### THE REQUEST
Transcribe the listing that follows in full, omitting pictures.

### RECORDED DATA
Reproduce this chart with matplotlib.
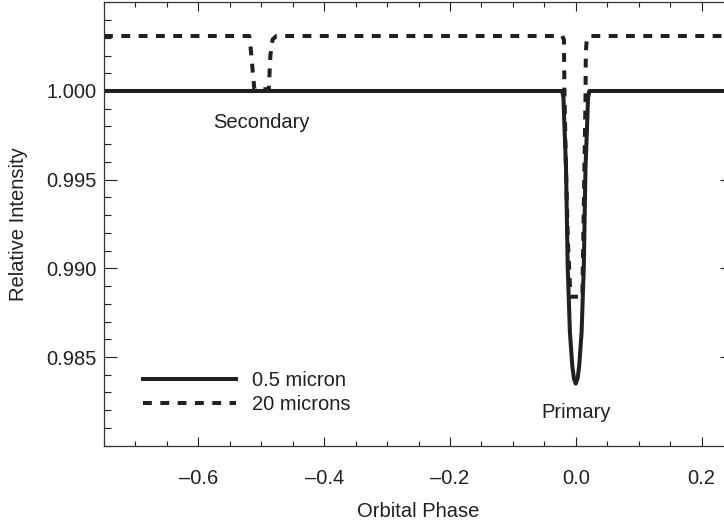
import matplotlib
matplotlib.use("Agg")
import matplotlib.pyplot as plt
from matplotlib.ticker import MultipleLocator, FormatStrFormatter

plt.rcParams['font.family'] = ['Liberation Sans', 'DejaVu Sans']

# ---- data ----
# 0.5 micron light curve (solid)
phase_05 = [-0.75, -0.0215, -0.0195, -0.0185, -0.0155, -0.0128, -0.0093, -0.0055, -0.0030, 0.0,
            0.0030, 0.0055, 0.0093, 0.0128, 0.0155, 0.0185, 0.0195, 0.0215, 0.25]
inten_05 = [1.0000, 1.0000, 0.9996, 0.9985, 0.9957, 0.9901, 0.9864, 0.9845, 0.9838, 0.9835,
            0.9838, 0.9845, 0.9864, 0.9901, 0.9957, 0.9985, 0.9996, 1.0000, 1.0000]

# 20 micron light curve (dashed)
phase_20 = [-0.75, -0.519, -0.5178, -0.511, -0.488, -0.4855, -0.482, -0.476,
            -0.0215, -0.0188, -0.0180, -0.0158, -0.0125, -0.0092, -0.0085,
            0.0105, 0.0112, 0.0135, 0.0155, 0.0160, 0.0175, 0.021, 0.25]
inten_20 = [1.0031, 1.0031, 1.0028, 1.0001, 1.0001, 1.0020, 1.0029, 1.0031,
            1.0031, 1.0029, 1.0000, 0.9960, 0.9915, 0.9890, 0.9884,
            0.9884, 0.9900, 0.9950, 0.9995, 1.0022, 1.0029, 1.0031, 1.0031]

labels = ["0.5 micron", "20 microns"]
x_ticks = [-0.6, -0.4, -0.2, 0.0, 0.2]
y_ticks = [0.985, 0.990, 0.995, 1.000]
annot_text = ["Secondary", "Primary"]
annot_x = [-0.5, 0.0]
annot_y = [0.99825, 0.98185]

ink = "#231f20"
fs = 14.5

fig = plt.figure(figsize=(7.24, 5.26), dpi=100)
ax = fig.add_axes([104 / 724, 1 - 445.7 / 526, 629 / 724, 443.4 / 526])

ax.plot(phase_05, inten_05, color=ink, lw=2.9, solid_joinstyle='round',
        label=labels[0])
ax.plot(phase_20, inten_20, color=ink, lw=2.9, linestyle=(0, (2.2, 2.1)),
        dash_capstyle='butt', label=labels[1])

ax.set_xlim(-0.75, 0.25)
ax.set_ylim(0.980, 1.005)
ax.set_xticks(x_ticks)
ax.set_yticks(y_ticks)
ax.xaxis.set_minor_locator(MultipleLocator(0.05))
ax.yaxis.set_minor_locator(MultipleLocator(0.001))
ax.yaxis.set_major_formatter(FormatStrFormatter('%.3f'))
ax.set_xticklabels([("\u2013" + f"{abs(v):.1f}") if v < 0 else f"{v:.1f}" for v in x_ticks])

ax.tick_params(axis='x', which='major', direction='in', length=6.5, width=0.8,
               top=True, pad=17, labelsize=fs, colors=ink)
ax.tick_params(axis='x', which='minor', direction='in', length=3.3, width=0.8, top=True,
               colors=ink)
ax.tick_params(axis='y', which='major', direction='in', length=9.4, width=0.8,
               right=True, pad=5.3, labelsize=fs, colors=ink)
ax.tick_params(axis='y', which='minor', direction='in', length=5, width=0.8, right=True,
               colors=ink)
for s in ax.spines.values():
    s.set_linewidth(0.9)
    s.set_color("#333333")

ax.set_xlabel("Orbital Phase", fontsize=fs, color=ink, labelpad=10)
ax.set_ylabel("Relative Intensity", fontsize=fs, color=ink, labelpad=13)

for t, x, y in zip(annot_text, annot_x, annot_y):
    ax.text(x, y, t, ha='center', va='center', fontsize=fs, color=ink)

leg = ax.legend(loc='upper left', bbox_to_anchor=(0.062, 0.168), frameon=False,
                fontsize=fs, handlelength=4.6, handletextpad=0.8, labelspacing=0.22,
                borderpad=0, borderaxespad=0)
for txt in leg.get_texts():
    txt.set_color(ink)

fig.savefig("out.png", dpi=100)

### OUTPUT
Reproduce this chart with matplotlib.
import matplotlib
matplotlib.use("Agg")
import matplotlib.pyplot as plt
from matplotlib.ticker import MultipleLocator, FormatStrFormatter

plt.rcParams['font.family'] = ['Liberation Sans', 'DejaVu Sans']

# ---- data ----
# 0.5 micron light curve (solid)
phase_05 = [-0.75, -0.0215, -0.0195, -0.0185, -0.0155, -0.0128, -0.0093, -0.0055, -0.0030, 0.0,
            0.0030, 0.0055, 0.0093, 0.0128, 0.0155, 0.0185, 0.0195, 0.0215, 0.25]
inten_05 = [1.0000, 1.0000, 0.9996, 0.9985, 0.9957, 0.9901, 0.9864, 0.9845, 0.9838, 0.9835,
            0.9838, 0.9845, 0.9864, 0.9901, 0.9957, 0.9985, 0.9996, 1.0000, 1.0000]

# 20 micron light curve (dashed)
phase_20 = [-0.75, -0.519, -0.5178, -0.511, -0.488, -0.4855, -0.482, -0.476,
            -0.0215, -0.0188, -0.0180, -0.0158, -0.0125, -0.0092, -0.0085,
            0.0105, 0.0112, 0.0135, 0.0155, 0.0160, 0.0175, 0.021, 0.25]
inten_20 = [1.0031, 1.0031, 1.0028, 1.0001, 1.0001, 1.0020, 1.0029, 1.0031,
            1.0031, 1.0029, 1.0000, 0.9960, 0.9915, 0.9890, 0.9884,
            0.9884, 0.9900, 0.9950, 0.9995, 1.0022, 1.0029, 1.0031, 1.0031]

labels = ["0.5 micron", "20 microns"]
x_ticks = [-0.6, -0.4, -0.2, 0.0, 0.2]
y_ticks = [0.985, 0.990, 0.995, 1.000]
annot_text = ["Secondary", "Primary"]
annot_x = [-0.5, 0.0]
annot_y = [0.99825, 0.98185]

ink = "#231f20"
fs = 14.5

fig = plt.figure(figsize=(7.24, 5.26), dpi=100)
ax = fig.add_axes([104 / 724, 1 - 445.7 / 526, 629 / 724, 443.4 / 526])

ax.plot(phase_05, inten_05, color=ink, lw=2.9, solid_joinstyle='round',
        label=labels[0])
ax.plot(phase_20, inten_20, color=ink, lw=2.9, linestyle=(0, (2.2, 2.1)),
        dash_capstyle='butt', label=labels[1])

ax.set_xlim(-0.75, 0.25)
ax.set_ylim(0.980, 1.005)
ax.set_xticks(x_ticks)
ax.set_yticks(y_ticks)
ax.xaxis.set_minor_locator(MultipleLocator(0.05))
ax.yaxis.set_minor_locator(MultipleLocator(0.001))
ax.yaxis.set_major_formatter(FormatStrFormatter('%.3f'))
ax.set_xticklabels([("\u2013" + f"{abs(v):.1f}") if v < 0 else f"{v:.1f}" for v in x_ticks])

ax.tick_params(axis='x', which='major', direction='in', length=6.5, width=0.8,
               top=True, pad=17, labelsize=fs, colors=ink)
ax.tick_params(axis='x', which='minor', direction='in', length=3.3, width=0.8, top=True,
               colors=ink)
ax.tick_params(axis='y', which='major', direction='in', length=9.4, width=0.8,
               right=True, pad=5.3, labelsize=fs, colors=ink)
ax.tick_params(axis='y', which='minor', direction='in', length=5, width=0.8, right=True,
               colors=ink)
for s in ax.spines.values():
    s.set_linewidth(0.9)
    s.set_color("#333333")

ax.set_xlabel("Orbital Phase", fontsize=fs, color=ink, labelpad=10)
ax.set_ylabel("Relative Intensity", fontsize=fs, color=ink, labelpad=13)

for t, x, y in zip(annot_text, annot_x, annot_y):
    ax.text(x, y, t, ha='center', va='center', fontsize=fs, color=ink)

leg = ax.legend(loc='upper left', bbox_to_anchor=(0.062, 0.168), frameon=False,
                fontsize=fs, handlelength=4.6, handletextpad=0.8, labelspacing=0.22,
                borderpad=0, borderaxespad=0)
for txt in leg.get_texts():
    txt.set_color(ink)

fig.savefig("out.png", dpi=100)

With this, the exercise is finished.